The charge shall include the following:
(1) the name, address and affiliation, if
any, of the charging party, and the title of any representative filing the
charge;
(2) the name and address of
the respondent or respondents and any other party named therein;
(3) a clear and concise statement, preferably
in numbered or lettered paragraphs, of the facts constituting the alleged
improper practice, including the names, and, where known or relevant, the
titles and work locations of the individuals involved in the alleged improper
practice; the date and the place of the occurrence of each particular act
alleged; and the subsections of section 209-a of the act alleged to have been
violated.
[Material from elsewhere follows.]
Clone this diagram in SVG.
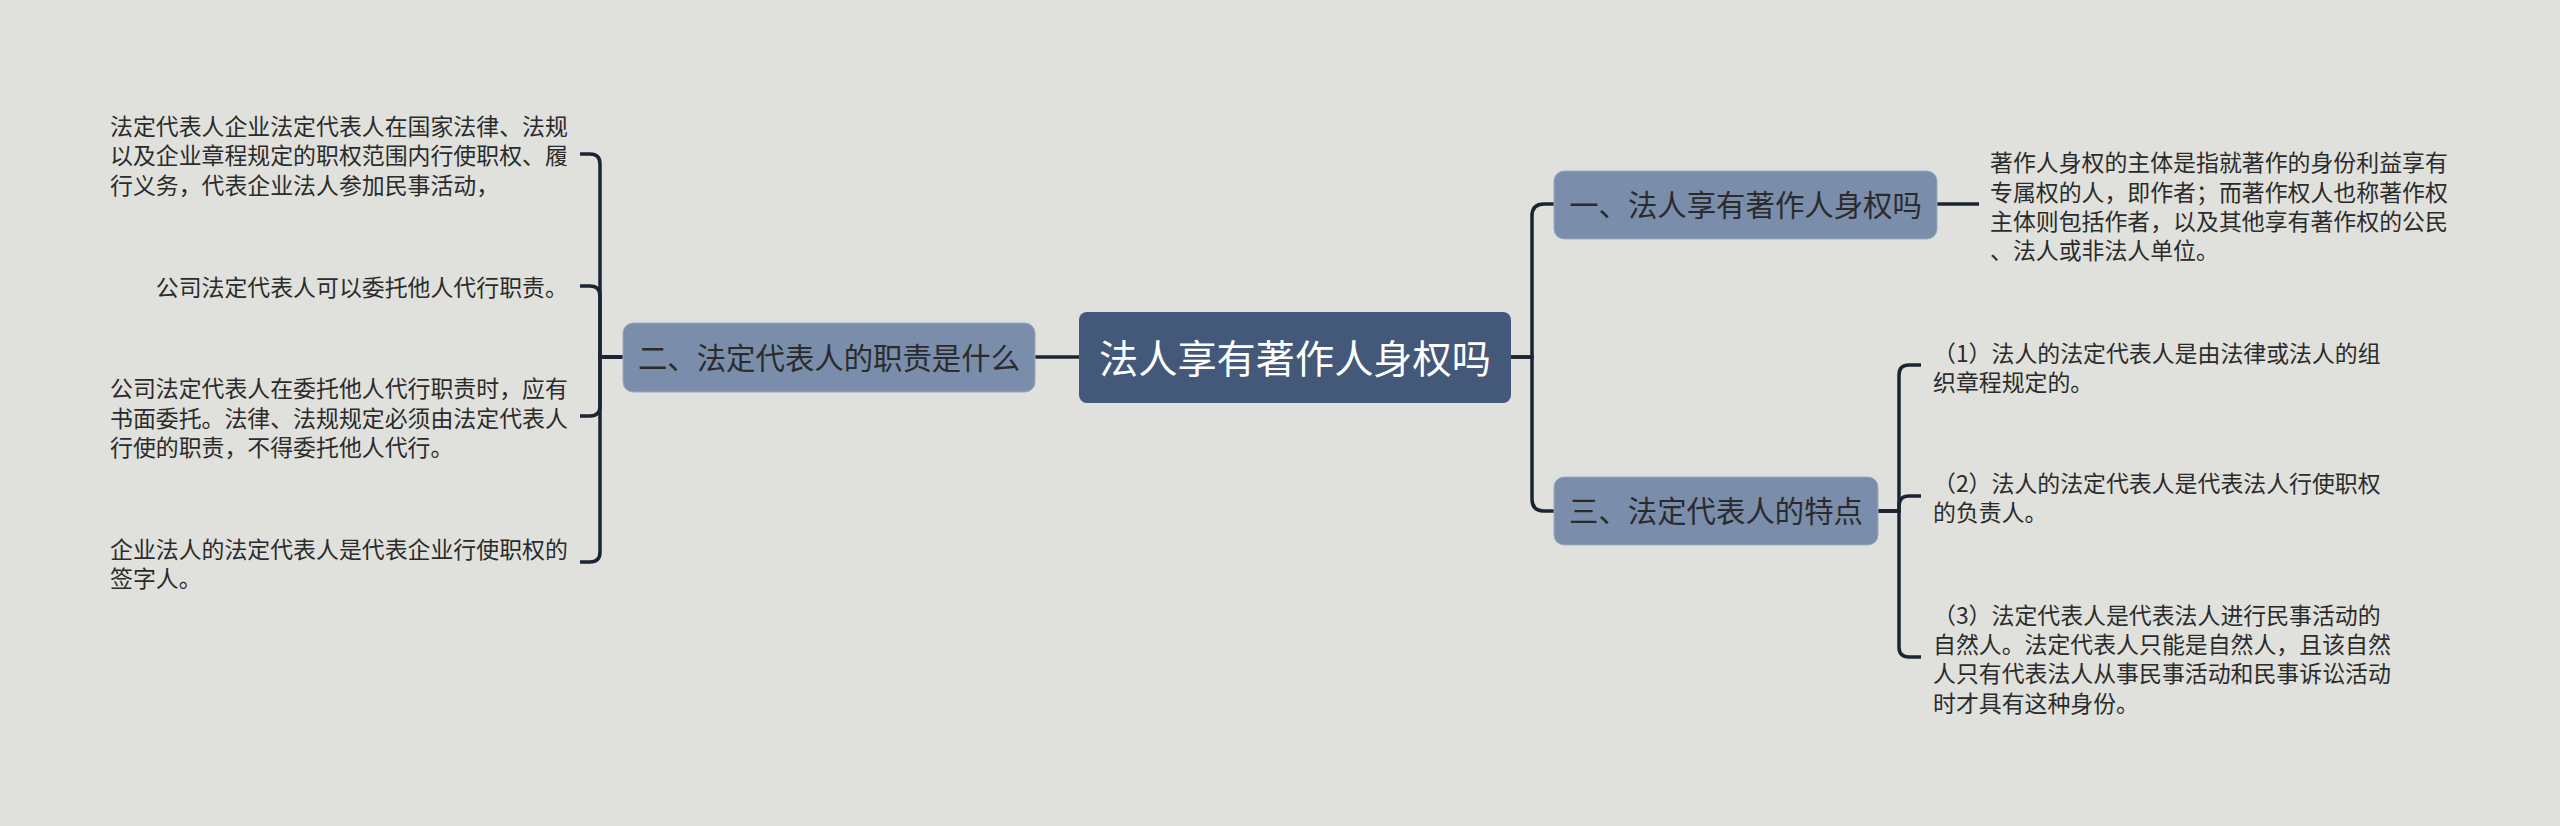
<svg xmlns="http://www.w3.org/2000/svg" width="2560" height="826" viewBox="0 0 2560 826">
<style>
.bg{fill:#e0e1dc}
.sub rect{fill:#7a8dab;stroke:#9aa9c0;stroke-width:1}
.sub text{font-family:"Noto Sans CJK SC",sans-serif;font-size:29.4px;fill:#2b2b2b;text-anchor:middle}
.root rect{fill:#44597a}
.root text{font-family:"Noto Sans CJK SC",sans-serif;font-size:39.2px;fill:#ffffff;text-anchor:middle}
.leaf text{font-family:"Noto Sans CJK SC",sans-serif;font-size:22.9px;fill:#2b2b2b}
.conn path{fill:none;stroke:#1c2433;stroke-width:3.5;stroke-linecap:butt}
</style>
<rect class="bg" x="0" y="0" width="2560" height="826"/>
<g id="connectors" class="conn">
<path d="M1079,357 H1035"/>
<path d="M623,357 H600 V164 Q600,154 590,154 H580"/>
<path d="M623,357 H600 V296 Q600,286 590,286 H580"/>
<path d="M623,357 H600 V406 Q600,416 590,416 H580"/>
<path d="M623,357 H600 V552 Q600,562 590,562 H580"/>
<path d="M1511,357 H1532 V216 Q1532,204 1544,204 H1554"/>
<path d="M1511,357 H1532 V499 Q1532,511 1544,511 H1554"/>
<path d="M1937,204 H1979"/>
<path d="M1878,511 H1899 V375 Q1899,365 1909,365 H1921"/>
<path d="M1878,511 H1899 V506 Q1899,496 1909,496 H1921"/>
<path d="M1878,511 H1899 V647 Q1899,657 1909,657 H1921"/>
</g>
<g id="root" class="root">
<rect x="1079" y="312" width="432" height="91" rx="8"/>
<text x="1295" y="372.5">法人享有著作人身权吗</text>
</g>
<g id="n1" class="sub">
<rect x="1554" y="171" width="383" height="68" rx="10"/>
<text x="1745.5" y="216.2">一、法人享有著作人身权吗</text>
</g>
<g id="n2" class="sub">
<rect x="623" y="323" width="412" height="69" rx="10"/>
<text x="829" y="368.7">二、法定代表人的职责是什么</text>
</g>
<g id="n3" class="sub">
<rect x="1554" y="477" width="324" height="68" rx="10"/>
<text x="1716" y="522.2">三、法定代表人的特点</text>
</g>
<g id="l1" class="leaf">
<text x="110" y="134.8">法定代表人企业法定代表人在国家法律、法规</text>
<text x="110" y="164.2">以及企业章程规定的职权范围内行使职权、履</text>
<text x="110" y="193.6">行义务，代表企业法人参加民事活动，</text>
</g>
<g id="l2" class="leaf">
<text x="110" y="295.7">　　公司法定代表人可以委托他人代行职责。</text>
</g>
<g id="l3" class="leaf">
<text x="110" y="397.3">公司法定代表人在委托他人代行职责时，应有</text>
<text x="110" y="426.7">书面委托。法律、法规规定必须由法定代表人</text>
<text x="110" y="456.1">行使的职责，不得委托他人代行。</text>
</g>
<g id="l4" class="leaf">
<text x="110" y="558">企业法人的法定代表人是代表企业行使职权的</text>
<text x="110" y="587.4">签字人。</text>
</g>
<g id="r1" class="leaf">
<text x="1990" y="171.1">著作人身权的主体是指就著作的身份利益享有</text>
<text x="1990" y="200.5">专属权的人，即作者；而著作权人也称著作权</text>
<text x="1990" y="229.9">主体则包括作者，以及其他享有著作权的公民</text>
<text x="1990" y="259.3">、法人或非法人单位。</text>
</g>
<g id="r2" class="leaf">
<text x="1933" y="362">（1）法人的法定代表人是由法律或法人的组</text>
<text x="1933" y="391.4">织章程规定的。</text>
</g>
<g id="r3" class="leaf">
<text x="1933" y="491.5">（2）法人的法定代表人是代表法人行使职权</text>
<text x="1933" y="520.9">的负责人。</text>
</g>
<g id="r4" class="leaf">
<text x="1933" y="623.6">（3）法定代表人是代表法人进行民事活动的</text>
<text x="1933" y="653">自然人。法定代表人只能是自然人，且该自然</text>
<text x="1933" y="682.4">人只有代表法人从事民事活动和民事诉讼活动</text>
<text x="1933" y="711.8">时才具有这种身份。</text>
</g>
</svg>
Evidentiary exhibits may be attached but will not relieve the
charging party of the requirement to provide sufficient factual particulars as
set forth herein;
(4) if the charge
alleges a violation of section 209-a.1(d) or section 209-a.2(b) of the act,
whether the charging party has notified the board in writing of the existence
of an impasse pursuant to section
205.1 of this Chapter;
and
(5) a statement that the
charging party is available to participate in the prehearing conference and the
formal hearing immediately.
(c)
Scope of negotiations cases.
Where the primary basis of the dispute between the parties is
alleged to be a disagreement as to the scope of negotiations under the act,
either party may request of the director or an assigned administrative law
judge that the matter be accorded expedited treatment.
(d)
Amendments.
The director or administrative law judge designated by the
director may permit a charging party to amend the charge upon good cause shown
before, during or after the conclusion of the hearing upon such terms as may be
deemed just and consistent with due process.
(e)
Withdrawals.
A charge may be withdrawn by the charging party before
issuance of a decision and recommended order based thereon upon approval by the
director. Thereafter, a charge may be withdrawn only with the approval of the
board. Requests to the director to withdraw a charge or to the board to
withdraw a charge will be approved unless to do so would be inconsistent with
the purposes and policies of the act or due process of law. Whenever the
director approves the withdrawal of a charge, or the board approves the
withdrawal of the charge, the case will be closed without consideration or
review of any of the issues raised by the charge.